Section 2 of the 1920 act provided that, when any person believed themself to be injured by the registration of a trademark under the act, they may have applied to the United States Commissioner of Patents to cancel it. Upon notice to the registrant, a hearing was to be had before an examiner of interferences in the Patent Office, with an appeal to the commissioner. California Fig Nut filed an answer denying that the Postum was injured. The examiner of interferences held against Postum and recommended that the registration not be cancelled. The examiner's decision was appealed to the Commissioner of Patents, who affirmed it.

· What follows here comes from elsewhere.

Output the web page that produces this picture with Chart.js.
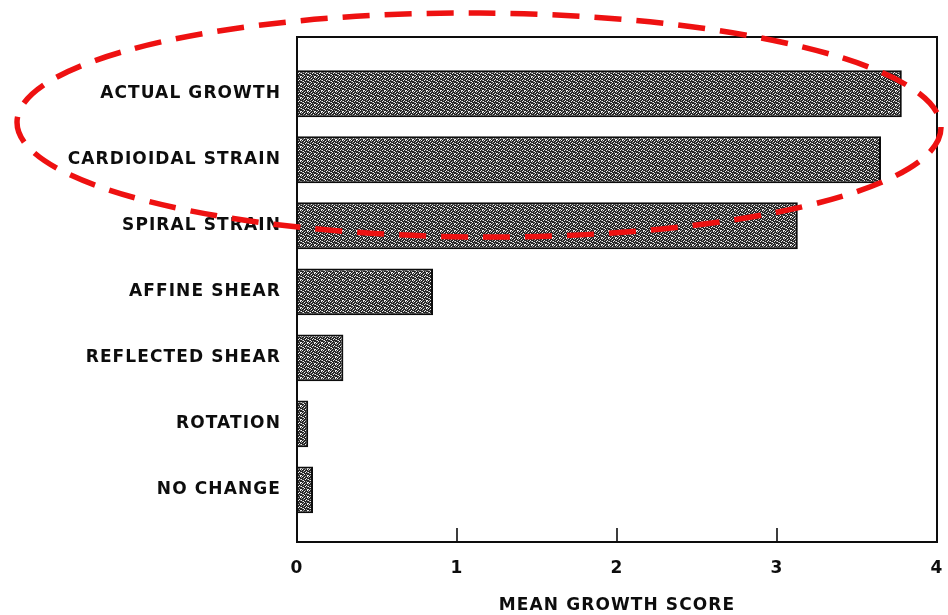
<!DOCTYPE html>
<html>
<head>
<meta charset="utf-8">
<script src="https://cdn.jsdelivr.net/npm/chart.js@4/dist/chart.umd.min.js"></script>
<style>
  html, body { margin: 0; padding: 0; background: #ffffff; }
  #wrap { width: 948px; height: 615px; position: relative; }
</style>
</head>
<body>
<div id="wrap"><canvas id="c" width="948" height="615"></canvas></div>
<script>
// ---- data ----
const categories = ['ACTUAL GROWTH', 'CARDIOIDAL STRAIN', 'SPIRAL STRAIN', 'AFFINE SHEAR', 'REFLECTED SHEAR', 'ROTATION', 'NO CHANGE'];
const meanGrowthScore = [3.78, 3.65, 3.13, 0.85, 0.29, 0.07, 0.10];
const xTickValues = [0, 1, 2, 3, 4];
const xAxisTitle = 'MEAN GROWTH SCORE';

// ---- stipple fill for the bars ----
function makePattern() {
  const rows = [
    '0200102',
    '1002000',
    '0010020',
    '2000201',
    '0120000',
    '0002010',
    '2010002'
  ];
  const n = rows.length;
  const c = document.createElement('canvas');
  c.width = n; c.height = n;
  const g = c.getContext('2d');
  g.fillStyle = '#262626';
  g.fillRect(0, 0, n, n);
  rows.forEach((row, y) => [...row].forEach((b, x) => {
    if (b === '1') { g.fillStyle = '#9a9a9a'; g.fillRect(x, y, 1, 1); }
    if (b === '2') { g.fillStyle = '#f0f0f0'; g.fillRect(x, y, 1, 1); }
  }));
  return g.createPattern(c, 'repeat');
}

const FONT = "'DejaVu Sans', sans-serif";
const INK = '#0d0d0d';

const letterSpacingPlugin = {
  id: 'letterSpacing',
  beforeDraw(chart) { chart.ctx.letterSpacing = '1.1px'; }
};

const framePlugin = {
  id: 'frame',
  afterDatasetsDraw(chart) {
    const { ctx, chartArea: a, scales } = chart;
    ctx.save();
    ctx.strokeStyle = INK;
    ctx.lineWidth = 2;
    ctx.strokeRect(a.left, a.top, a.right - a.left, a.bottom - a.top);
    // inward tick marks on the value axis
    ctx.lineWidth = 1.6;
    [1, 2, 3].forEach(v => {
      const x = scales.x.getPixelForValue(v);
      ctx.beginPath();
      ctx.moveTo(x, a.bottom);
      ctx.lineTo(x, a.bottom - 14);
      ctx.stroke();
    });
    ctx.restore();
  }
};

// red dashed ellipse annotation around the top two bars
const ellipseNote = { cx: 479, cy: 125, rx: 462, ry: 112, rot: 0.006 };
const ellipsePlugin = {
  id: 'ellipseNote',
  afterDraw(chart) {
    const ctx = chart.ctx;
    ctx.save();
    ctx.strokeStyle = '#ee1111';
    ctx.lineWidth = 5.5;
    ctx.setLineDash([27, 15]);
    ctx.beginPath();
    ctx.ellipse(ellipseNote.cx, ellipseNote.cy, ellipseNote.rx, ellipseNote.ry, ellipseNote.rot, 0, Math.PI * 2);
    ctx.stroke();
    ctx.restore();
  }
};

const ctx = document.getElementById('c').getContext('2d');
new Chart(ctx, {
  type: 'bar',
  data: {
    datasets: [{
      data: meanGrowthScore.map((v, i) => ({ x: v, y: i })),
      backgroundColor: makePattern(),
      borderColor: INK,
      borderWidth: 2,
      borderSkipped: 'start',
      categoryPercentage: 1.0,
      barPercentage: 0.71
    }]
  },
  options: {
    indexAxis: 'y',
    responsive: false,
    animation: false,
    devicePixelRatio: 1,
    layout: { padding: { left: 0, right: 11, top: 37, bottom: 0 } },
    plugins: { legend: { display: false }, tooltip: { enabled: false } },
    scales: {
      y: {
        type: 'linear',
        reverse: true,
        offset: false,
        min: -0.86,
        max: 6.79,
        afterBuildTicks: (scale) => { scale.ticks = categories.map((_, i) => ({ value: i })); },
        afterFit: (scale) => { scale.width = 297; scale.paddingTop = 0; scale.paddingBottom = 0; },
        grid: { display: false, drawTicks: false, offset: false },
        border: { display: true, color: INK, width: 2 },
        ticks: {
          padding: 16,
          color: INK,
          font: { family: FONT, size: 17, weight: 'bold' },
          callback: (v) => categories[v]
        }
      },
      x: {
        type: 'linear',
        min: 0,
        max: 4,
        afterBuildTicks: (scale) => { scale.ticks = xTickValues.map(v => ({ value: v })); },
        afterFit: (scale) => { scale.height = 73; scale.paddingLeft = 0; scale.paddingRight = 0; },
        grid: { display: false, drawTicks: false },
        border: { display: true, color: INK, width: 2 },
        ticks: {
          padding: 16,
          color: INK,
          font: { family: FONT, size: 17, weight: 'bold' }
        },
        title: {
          display: true,
          text: xAxisTitle,
          color: INK,
          font: { family: FONT, size: 17, weight: 'bold' },
          padding: { top: 0, bottom: -1 }
        }
      }
    }
  },
  plugins: [letterSpacingPlugin, framePlugin, ellipsePlugin]
});
</script>
</body>
</html>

Postum appealed the commissioner's decision to the Court of Appeals of the District of Columbia. The case was argued by Edward S. Rogers for Postum and Arthur E. Wallace for California Fig Nut. On March 10, 1924, the Court of Appeals issued an opinion denying the appeal for lack of jurisdiction to hear it. The 1920 act repealed the 1905 act, except that Section 6 of the 1920 act listed provisions of the 1905 act that were retained. Section 9 of the 1905 act, which provided for an appeal from the decision of the Commissioner of Patents to the District Court of Appeals, was not included in that list. Noting that the appeal provision was repealed, the justices of the Court of Appeals held that they lacked jurisdiction to hear the case. Accordingly, the appeal was dismissed. However, the Court of Appeals allowed Postum to seek review of the jurisdictional question by the United States Supreme Court.

==Opinion of the court==

On January 3, 1927, the Supreme Court issued a unanimous opinion denying certiorari and dismissing the appeal. Chief Justice William Howard Taft, writing for the court, said that it did not matter whether the Court of Appeals was right about its jurisdiction under the 1920 act:

The decision of the Court of Appeals [made in an appeal under the 1905 act was] not a judicial judgment. It [was] a mere administrative decision. It [was] merely an instruction to the Commissioner of Patents by a court which [was] made part of the machinery of the Patent Office for administrative purposes. In the exercise of such function, it [did] not enter a judgment binding parties in a case as the term case is used in the third article of the Constitution.

Because this administrative proceeding was outside the scope of Article III's limited jurisdiction, the decision was not subject to judicial review, and the Supreme Court did not have jurisdiction over the case. The Supreme Court supported its distinction by pointing out that it was still possible for an administrative decision to be reviewed by a court if a plaintiff sued properly in a federal district court after the administrative decision was final. This sort of process was called a "bill in equity."

By its text, the Postum decision was not limited to trademark decisions. It also applied to the Court of Appeals's patent decisions.

==Later developments==

Authority over the review of trademarks was later transferred to the Court of Customs and Patent Appeals. In 1948, Congress passed a law expanding the Supreme Court's appellate jurisdiction and authorized the court to review any case heard by the CCPA via a writ of certiorari. However, the Supreme Court still refused to review these decisions under the rationale from Postum: it said they were administrative matters, not Article III cases or controversies.

When the Supreme Court held that the CCPA was an Article III court in Glidden Co. v. Zdanok, the court said that "the Postum decision must be taken to be limited to the statutory scheme in existence before the transfer of patent and trademark litigation to [the CCPA]." Under the modern scheme with Article III courts, this sort of review does involve a "case" or "controversy" within the meaning of Article III. The Supreme Court explicitly held that it could review a CCPA decision in Brenner v. Manson. When the CCPA was abolished in 1982, the CCPA's jurisdiction over cases was transferred to the United States Court of Appeals for the Federal Circuit.

Although the review of patent decisions is now largely governed by appeals in Article III courts under the Administrative Procedure Act, the bill in equity continues to exist as a mutually exclusive alternative.